Check out The Greenlanders for an interesting fictional account of that period.
Of course some people think Columbus was aware of the Viking voyages, but that’s not clear. Physical evidence of their landing was not discovered until the 1960s. Before that, it was somewhat controversial whether the Vikings actually did land in the New World.
Apparently, Columbus made a trip to Iceland sometime before 1492. There’s been a lot of fruitless speculation about him learning about Greenland and/or Vinland on that trip. It’s all a waste of time, though.
Greenland and Vinland were not the kind of places he was interested in discovering. Assuming he did learn of them, what he would have known was about them was that they were northern lands with lots of ice and wilderness. What he was interested in discovering was a new way to the far east and the source of the spices.

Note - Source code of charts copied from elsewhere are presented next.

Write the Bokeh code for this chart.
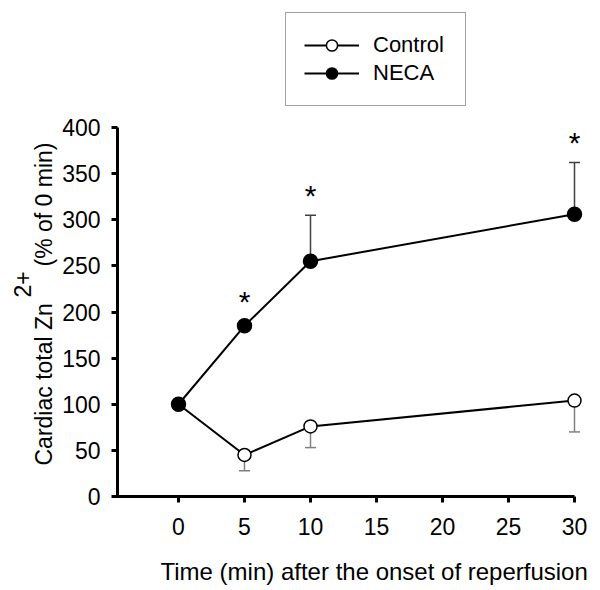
import math
from bokeh.plotting import figure
from bokeh.models import (ColumnDataSource, Label, Legend, LegendItem, Whisker,
                          FixedTicker, TeeHead, Range1d)
from bokeh.core.properties import value
from bokeh.embed import file_html
from bokeh.resources import INLINE

# ---- data ----
time_min = [0, 5, 10, 30]
control_mean = [100, 45, 76, 104]
control_lower = [100, 28, 53, 70]
neca_mean = [100, 185, 255, 306]
neca_err_x = [10, 30]
neca_err_low = [255, 306]
neca_err_high = [305, 362]
star_x = [5, 10, 30]
star_y = [215, 330, 387]
x_ticks = [0, 5, 10, 15, 20, 25, 30]
y_ticks = [0, 50, 100, 150, 200, 250, 300, 350, 400]

FONT = "Liberation Sans"
W, H = 600, 590
X0_PX, Y0_PX = 178, 496          # pixel position of the data origin
px_per_x = 13.2
px_per_y = 369 / 400.0
x_start = -X0_PX / px_per_x
x_end = (W - X0_PX) / px_per_x
y_start = -(H - Y0_PX) / px_per_y
y_end = Y0_PX / px_per_y
yaxis_x = (117 - X0_PX) / px_per_x

p = figure(width=W, height=H, output_backend="svg", toolbar_location=None,
           x_range=Range1d(x_start, x_end), y_range=Range1d(y_start, y_end),
           min_border=0)
p.outline_line_color = None
p.grid.visible = False
p.background_fill_color = "white"
p.border_fill_color = "white"

for ax, ticks in ((p.xaxis[0], x_ticks), (p.yaxis[0], y_ticks)):
    ax.ticker = FixedTicker(ticks=ticks)
    ax.minor_tick_line_color = None
    ax.axis_line_width = 3
    ax.axis_line_color = "black"
    ax.major_tick_line_width = 3
    ax.major_tick_line_color = "black"
    ax.major_tick_in = 0
    ax.major_tick_out = 6
    ax.major_label_text_font = FONT
    ax.major_label_text_font_size = "23px"
    ax.major_label_text_color = "black"
p.xaxis[0].fixed_location = 0
p.yaxis[0].fixed_location = yaxis_x
p.xaxis[0].bounds = (yaxis_x - 0.12, 30)
p.yaxis[0].bounds = (0, 400)
p.xaxis[0].major_label_standoff = 15
p.yaxis[0].major_label_standoff = 11

csrc = ColumnDataSource(dict(x=time_min, y=control_mean, lo=control_lower))
nsrc = ColumnDataSource(dict(x=time_min, y=neca_mean))
esrc = ColumnDataSource(dict(x=neca_err_x, lo=neca_err_low, hi=neca_err_high))

wc = Whisker(source=csrc, base="x", lower="lo", upper="y", upper_head=None,
             lower_head=TeeHead(size=11, line_color="#808080", line_width=1.5),
             line_color="#808080", line_width=1.5, level="underlay")
wn = Whisker(source=esrc, base="x", lower="lo", upper="hi", lower_head=None,
             upper_head=TeeHead(size=11, line_color="#404040", line_width=1.5),
             line_color="#404040", line_width=1.5, level="underlay")
p.add_layout(wc)
p.add_layout(wn)

cl = p.line("x", "y", source=csrc, line_color="black", line_width=2)
nl = p.line("x", "y", source=nsrc, line_color="black", line_width=2)
cs = p.scatter("x", "y", source=csrc, size=13, fill_color="white",
               line_color="black", line_width=1.5)
ns = p.scatter("x", "y", source=nsrc, size=14, fill_color="black",
               line_color="black", line_width=1.5)

p.text(x=star_x, y=star_y, text=["*"] * len(star_x), text_font=value(FONT),
       text_font_size="30px", text_align="center", text_baseline="middle",
       y_offset=3, text_color="black")

legend = Legend(items=[LegendItem(label="Control", renderers=[cl, cs]),
                       LegendItem(label="NECA", renderers=[nl, ns])],
                location=(285, 484), margin=0)
legend.border_line_color = "#444444"
legend.border_line_width = 1
legend.background_fill_alpha = 1
legend.label_text_font = FONT
legend.label_text_font_size = "22px"
legend.label_text_color = "black"
legend.glyph_width = 55
legend.glyph_height = 28
legend.label_height = 28
legend.spacing = 0
legend.padding = 18
legend.label_standoff = 14
legend.label_width = 74
p.add_layout(legend)

lab_kw = dict(x_units="screen", y_units="screen", text_font=FONT,
              text_color="black", text_align="left", text_baseline="alphabetic")
p.add_layout(Label(x=43, y=125, text="Cardiac total Zn", angle=math.pi / 2,
                   text_font_size="23px", **lab_kw))
p.add_layout(Label(x=22, y=293, text="2+", angle=math.pi / 2,
                   text_font_size="23px", **lab_kw))
p.add_layout(Label(x=43, y=324, text="(% of 0 min)", angle=math.pi / 2,
                   text_font_size="23px", **lab_kw))
p.add_layout(Label(x=160, y=19, text="Time (min) after the onset of reperfusion",
                   text_font_size="24px", **lab_kw))

open("out.html", "w").write(file_html(p, INLINE))
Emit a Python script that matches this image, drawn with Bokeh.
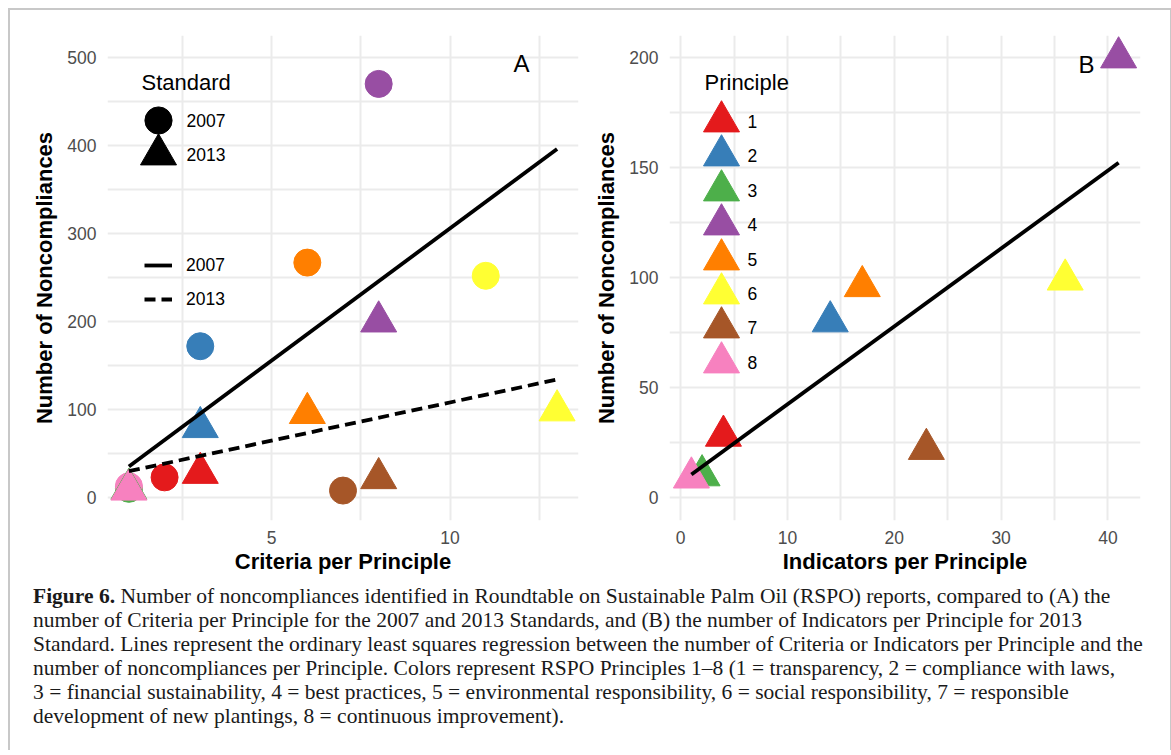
import numpy as np
from bokeh.plotting import figure
from bokeh.models import (ColumnDataSource, Range1d, FixedTicker, Legend, LegendItem,
                          Label, Div)
from bokeh.layouts import row, column
from bokeh.embed import file_html
from bokeh.resources import INLINE

# ---------------- data ----------------
principles = ["1", "2", "3", "4", "5", "6", "7", "8"]
principle_colors = ["#E41A1C", "#377EB8", "#4DAF4A", "#984EA3",
                    "#FF7F00", "#FFFF33", "#A65628", "#F781BF"]
standards = ["2007", "2013"]
criteria_2007 = [2, 3, 1, 8, 6, 11, 7, 1]
noncomp_2007 = [23, 172, 10, 470, 267, 252, 8, 13]
criteria_2013 = [3, 3, 1, 8, 6, 13, 8, 1]
noncomp_2013 = [28, 80, 10, 200, 96, 99, 22, 9]
indicators_2013 = [4, 14, 2, 41, 17, 36, 23, 1]

a_x_ticks = [5, 10]
a_x_minor = [2.5, 7.5, 12.5]
a_y_ticks = [0, 100, 200, 300, 400, 500]
a_y_minor = [50, 150, 250, 350, 450]
b_x_ticks = [0, 10, 20, 30, 40]
b_x_minor = [5, 15, 25, 35]
b_y_ticks = [0, 50, 100, 150, 200]
b_y_minor = [25, 75, 125, 175]

FONT = "Liberation Sans"
GRID = "#EBEBEB"
FRAME_H = 485          # plot-panel height in px (both panels)
LEG_PITCH = 34.4       # legend row pitch in px
CIRCLE_KEY = 68        # legend glyph box -> marker size 0.4*box
TRIANGLE_KEY = 90


def style(p, xt, xm, yt, ym, xlabel, ylabel):
    p.xaxis.ticker = FixedTicker(ticks=xt, minor_ticks=xm)
    p.yaxis.ticker = FixedTicker(ticks=yt, minor_ticks=ym)
    for g in (p.xgrid, p.ygrid):
        g.grid_line_color = GRID
        g.grid_line_width = 2
        g.minor_grid_line_color = GRID
        g.minor_grid_line_width = 2
    for ax in (p.xaxis, p.yaxis):
        ax.axis_line_color = None
        ax.major_tick_line_color = None
        ax.minor_tick_line_color = None
        ax.major_tick_out = 0
        ax.major_tick_in = 0
        ax.minor_tick_out = 0
        ax.major_label_text_font = FONT
        ax.major_label_text_font_size = "17.5px"
        ax.major_label_text_color = "#4D4D4D"
        ax.axis_label_text_font = FONT
        ax.axis_label_text_font_size = "22px"
        ax.axis_label_text_font_style = "bold"
        ax.axis_label_text_color = "#000000"
    p.xaxis.axis_label = xlabel
    p.yaxis.axis_label = ylabel
    p.xaxis.major_label_standoff = 10
    p.xaxis.axis_label_standoff = 2
    p.yaxis.major_label_standoff = 11
    p.yaxis.axis_label_standoff = 7
    p.outline_line_color = None
    p.background_fill_color = "white"
    p.border_fill_color = "white"


def key_legend(renderer, cx, cy_top, box, index=None):
    """One legend key (glyph only) centred at (cx, cy_top) px from the panel's top-left."""
    item = LegendItem(label="", renderers=[renderer]) if index is None else \
        LegendItem(label="", renderers=[renderer], index=index)
    return Legend(items=[item], location=(cx - box / 2, FRAME_H - cy_top - box / 2),
                  glyph_width=box, glyph_height=box, label_standoff=0, padding=0, margin=0,
                  spacing=0, label_width=0, border_line_color=None, background_fill_alpha=0,
                  label_text_font_size="1px")


def key_text(text, x_left, cy_top, size="17.5px"):
    return Label(x=x_left, y=FRAME_H - cy_top, x_units="screen", y_units="screen", text=text,
                 text_font=FONT, text_font_size=size, text_baseline="middle",
                 text_color="#000000")


# ---------------- panel A ----------------
srcA07 = ColumnDataSource(dict(x=criteria_2007, y=noncomp_2007, c=principle_colors))
srcA13 = ColumnDataSource(dict(x=criteria_2013, y=noncomp_2013, c=principle_colors))

pA = figure(width=580, height=572, x_range=Range1d(0.4, 13.6), y_range=Range1d(-26, 525),
            output_backend="svg", toolbar_location=None,
            min_border_left=97, min_border_right=12, min_border_top=25, min_border_bottom=62)
style(pA, a_x_ticks, a_x_minor, a_y_ticks, a_y_minor,
      "Criteria per Principle", "Number of Noncompliances")

pA.scatter(x="x", y="y", source=srcA07, marker="circle", size=27,
           fill_color="c", line_color="c")
pA.scatter(x="x", y="y", source=srcA13, marker="triangle", size=36,
           fill_color="c", line_color="c")

xa_all = criteria_2007 + criteria_2013
xa_line = [min(xa_all), max(xa_all)]
m07, b07 = np.polyfit(criteria_2007, noncomp_2007, 1)
m13, b13 = np.polyfit(criteria_2013, noncomp_2013, 1)
l07 = pA.line(x=xa_line, y=[m07 * v + b07 for v in xa_line], line_color="black", line_width=3.8)
l13 = pA.line(x=xa_line, y=[m13 * v + b13 for v in xa_line], line_color="black", line_width=3.8,
              line_dash="11 6")

# legend keys (renderers hold no visible point)
key_c = pA.scatter(x=[np.nan], y=[np.nan], marker="circle", size=27,
                   fill_color="black", line_color="black")
key_t = pA.scatter(x=[np.nan], y=[np.nan], marker="triangle", size=36,
                   fill_color="black", line_color="black")

pA.add_layout(key_text("Standard", 34, 47, "22px"))
pA.add_layout(key_legend(key_c, 51, 85, CIRCLE_KEY))
pA.add_layout(key_legend(key_t, 51, 85 + LEG_PITCH, TRIANGLE_KEY))
pA.add_layout(key_text(standards[0], 79, 85))
pA.add_layout(key_text(standards[1], 79, 85 + LEG_PITCH))
pA.add_layout(Legend(items=[LegendItem(label=standards[0], renderers=[l07]),
                            LegendItem(label=standards[1], renderers=[l13])],
                     location=(37, 204), glyph_width=28, glyph_height=34, label_standoff=14,
                     spacing=0, padding=0, margin=0, label_height=20, border_line_color=None,
                     background_fill_alpha=0, label_text_font=FONT,
                     label_text_font_size="17.5px", label_text_color="#000000"))
pA.add_layout(Label(x=12, y=493, text="A", text_font=FONT, text_font_size="24px",
                    text_align="center", text_baseline="middle", text_color="#000000"))

# ---------------- panel B ----------------
srcB = ColumnDataSource(dict(x=indicators_2013, y=noncomp_2013, c=principle_colors))
pB = figure(width=570, height=572, x_range=Range1d(-1.05, 43.05), y_range=Range1d(-10.5, 210),
            output_backend="svg", toolbar_location=None,
            min_border_left=79, min_border_right=20, min_border_top=25, min_border_bottom=62)
style(pB, b_x_ticks, b_x_minor, b_y_ticks, b_y_minor,
      "Indicators per Principle", "Number of Noncompliances")

rB = pB.scatter(x="x", y="y", source=srcB, marker="triangle", size=36,
                fill_color="c", line_color="c")
xb_line = [min(indicators_2013), max(indicators_2013)]
mB, bB = np.polyfit(indicators_2013, noncomp_2013, 1)
pB.line(x=xb_line, y=[mB * v + bB for v in xb_line], line_color="black", line_width=3.8)

pB.add_layout(key_text("Principle", 35, 47, "22px"))
for i, lab in enumerate(principles):
    cy = 86 + LEG_PITCH * i
    pB.add_layout(key_legend(rB, 52, cy, TRIANGLE_KEY, index=i))
    pB.add_layout(key_text(lab, 78, cy))
pB.add_layout(Label(x=38, y=197, text="B", text_font=FONT, text_font_size="24px",
                    text_align="center", text_baseline="middle", text_color="#000000"))

# ---------------- caption ----------------
caption_lines = [
    "<b>Figure 6.</b> Number of noncompliances identified in Roundtable on Sustainable Palm Oil (RSPO) reports, compared to (A) the",
    "number of Criteria per Principle for the 2007 and 2013 Standards, and (B) the number of Indicators per Principle for 2013",
    "Standard. Lines represent the ordinary least squares regression between the number of Criteria or Indicators per Principle and the",
    "number of noncompliances per Principle. Colors represent RSPO Principles 1\u20138 (1 = transparency, 2 = compliance with laws,",
    "3 = financial sustainability, 4 = best practices, 5 = environmental responsibility, 6 = social responsibility, 7 = responsible",
    "development of new plantings, 8 = continuous improvement).",
]
caption = Div(text=("<div style=\"font-family:'Liberation Serif'; font-size:21.5px; line-height:24px; "
                    "color:#1a1a1a; margin-top:-3px; padding:0 0 0 18px; white-space:nowrap;\">"
                    + "<br>".join(caption_lines) + "</div>"),
              width=1150, height=158)

layout = column(row(pA, pB), caption, margin=(8, 8, 0, 8),
                styles={"border-top": "2px solid #C8C8C8", "border-left": "2px solid #C8C8C8",
                        "border-right": "2px solid #C8C8C8", "background-color": "white"})

open("out.html", "w").write(file_html(layout, INLINE))
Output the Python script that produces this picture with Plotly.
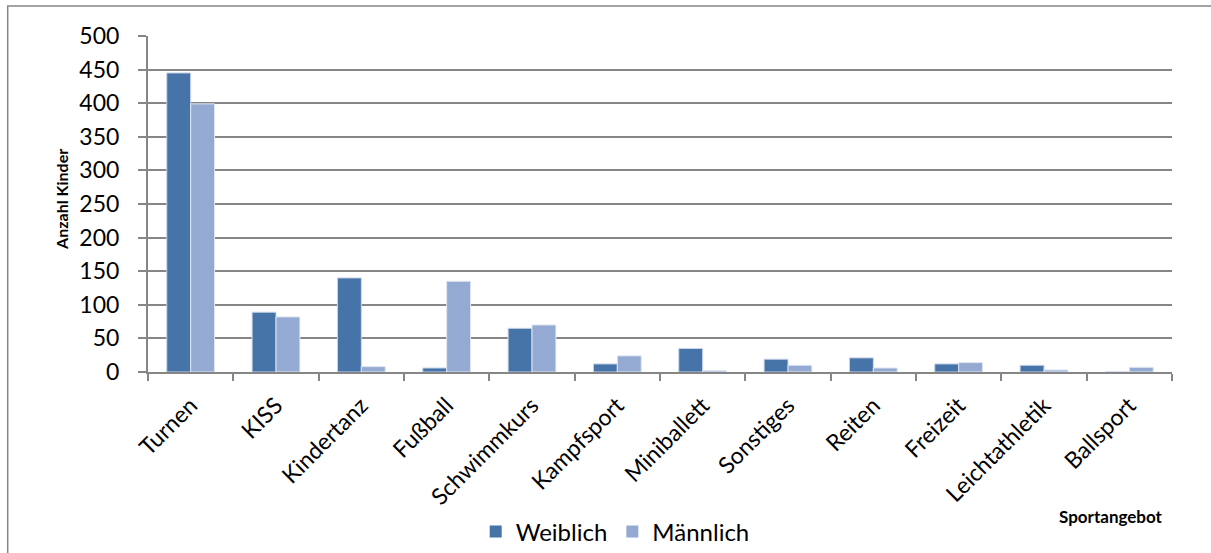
import plotly.graph_objects as go

categories = ["Turnen", "KISS", "Kindertanz", "Fußball", "Schwimmkurs", "Kampfsport",
              "Miniballett", "Sonstiges", "Reiten", "Freizeit", "Leichtathletik", "Ballsport"]
weiblich = [445, 89, 140, 6, 65, 12, 35, 19, 21, 12, 10, 0]
maennlich = [399, 82, 8, 135, 70, 24, 2, 10, 6, 14, 3, 7]
y_ticks = [0, 50, 100, 150, 200, 250, 300, 350, 400, 450, 500]

FONT = "Lato, 'Open Sans', sans-serif"
C_W = "#4673a8"
C_M = "#95aad2"

fig = go.Figure()
fig.add_trace(go.Bar(x=categories, y=weiblich, name="Weiblich", showlegend=False,
                     marker=dict(color=C_W, line=dict(color="#c9d5e8", width=1))))
fig.add_trace(go.Bar(x=categories, y=maennlich, name="Männlich", showlegend=False,
                     marker=dict(color=C_M, line=dict(color="#dfe6f2", width=1))))
# legend entries with square swatches
fig.add_trace(go.Scatter(x=[None], y=[None], mode="markers", name="Weiblich",
                         marker=dict(symbol="square", size=16, color=C_W)))
fig.add_trace(go.Scatter(x=[None], y=[None], mode="markers", name="Männlich",
                         marker=dict(symbol="square", size=16, color=C_M)))

fig.update_layout(
    width=1211, height=553,
    margin=dict(l=148, r=39, t=36, b=181, autoexpand=False),
    paper_bgcolor="white", plot_bgcolor="white",
    barmode="group", bargap=0.44, bargroupgap=0,
    font=dict(family=FONT, color="#000000"),
    showlegend=True,
    legend=dict(orientation="h", xref="container", x=0.508, xanchor="center",
                yref="container", y=0.038, yanchor="middle",
                font=dict(size=24, family=FONT), itemsizing="constant",
                traceorder="normal", itemwidth=30, bgcolor="rgba(0,0,0,0)"),
    xaxis=dict(type="category", tickangle=-45, tickfont=dict(size=23, family=FONT),
               showline=True, linecolor="#868686", linewidth=2,
               ticks="outside", tickson="boundaries", ticklen=7, tickcolor="#868686", tickwidth=2,
               ticklabelstandoff=9, showgrid=False),
    yaxis=dict(range=[0, 500], tickvals=y_ticks, tickfont=dict(size=23, family=FONT),
               showline=True, linecolor="#868686", linewidth=2,
               ticks="outside", ticklen=8, tickcolor="#868686", tickwidth=2,
               ticklabelstandoff=14,
               showgrid=True, gridcolor="#868686", gridwidth=1.5, zeroline=False),
    annotations=[
        dict(text="<b>Anzahl Kinder</b>", textangle=-90, xref="paper", yref="paper",
             x=-0.084, y=0.515, showarrow=False, font=dict(size=16, family=FONT),
             xanchor="center", yanchor="middle"),
        dict(text="<b>Sportangebot</b>", xref="paper", yref="paper",
             x=0.94, y=-0.43, showarrow=False, font=dict(size=17, family=FONT),
             xanchor="center", yanchor="middle"),
    ],
    shapes=[
        dict(type="rect", xref="paper", yref="paper", x0=-0.137, x1=1.06, y0=-0.62, y1=1.089,
             line=dict(color="#868686", width=1.5), fillcolor="rgba(0,0,0,0)", layer="below"),
    ],
)

fig.write_html("out.html")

As far as Eurpean fishermen fishing the Grand Banks in the 15th century, I don’t know if this has been definitely established. They may have, but I don’t think any definite records have been uncovered that establish this without question.
DTILQUE:
“Apparently, Columbus made a trip to Iceland sometime before 1492”
Do you have a cite for this? I’d be surprised if this was generally accepted to be true.
I don’t know if I would trust Charles Van Doren as a source, but in A History of Knowledge, he suggests that the Northern European fishermen kept quiet about the Grand Banks for the same reason recreational fishermen keep their favorite spots a secret today, they didn’t want anyone else to get their fish,
Samuel Eliot Morrison, in his Admiral of the Ocean Sea notes that Columbus reported having gone to Iceland and 100 leagues beyond in 1477. Morrison indicates that there was a steady trade among the mariners of Lisbon, the Azores, Bristol, and Iceland at that time and Columbus noted that he left from Lisbon and that at Iceland, (which he called Tile (Thule)), he encountered trade goods from Bristol.
There are some other odd comments in that part of his memoirs, but as far as I know, that Icelandic trip is generally accepted as a real event in the life of Columbus.
That he probably heard about Greenland, there, is likely, although irrelevant, as he does not seem to have attached any importance to it. (Morrison says that Greenland appeared on several European maps of the era–although usually as a long peninsula extending from Asia.)
The “official” discovery of the Grand Banks is credited to John Cabot during his 1497 voyage, after which one of his claims was that he had found enough fish to remove England’s dependence of Iceland for their fish.
There are persistent speculations such as those of Van Doren, but they have, as yet, had no supporting evidence.
If he did, would he have not had a better idea that he didn’t land in Asia?
I dunno. If Greenland was considered part of Asia, that would tend to lend credence to his theory that Asia was fairly close to Europe. (I have not seen a picture of those maps, but I recall the “Greenland peninsula” being described as very long. And, of course, being closer to the pole, it did not need to extend quite so far out as if it had been coming directly from Japan or China.)
One of the peculiar aspects of the story of Columbus and Isabella was the way that he seriously underestimated the size of the Earth. When he was sent to make his case before a panel of scholars, he insisted that the Earth had a diameter of 6,000 miles while they (correctly) insisted that it was closer to 8,000. He managed to talk Isabella into funding the voyage (the “she sold her jewels” story) over their objections. It is a matter of much speculation that he knew that the Earth was as large as it was but feared that he would never get funding from anyone if they believed that he was going to need to sail for 10,000 miles, or so, to get to Cathay. Hitting the Antilles at 4,000 miles made future exploration more palatable.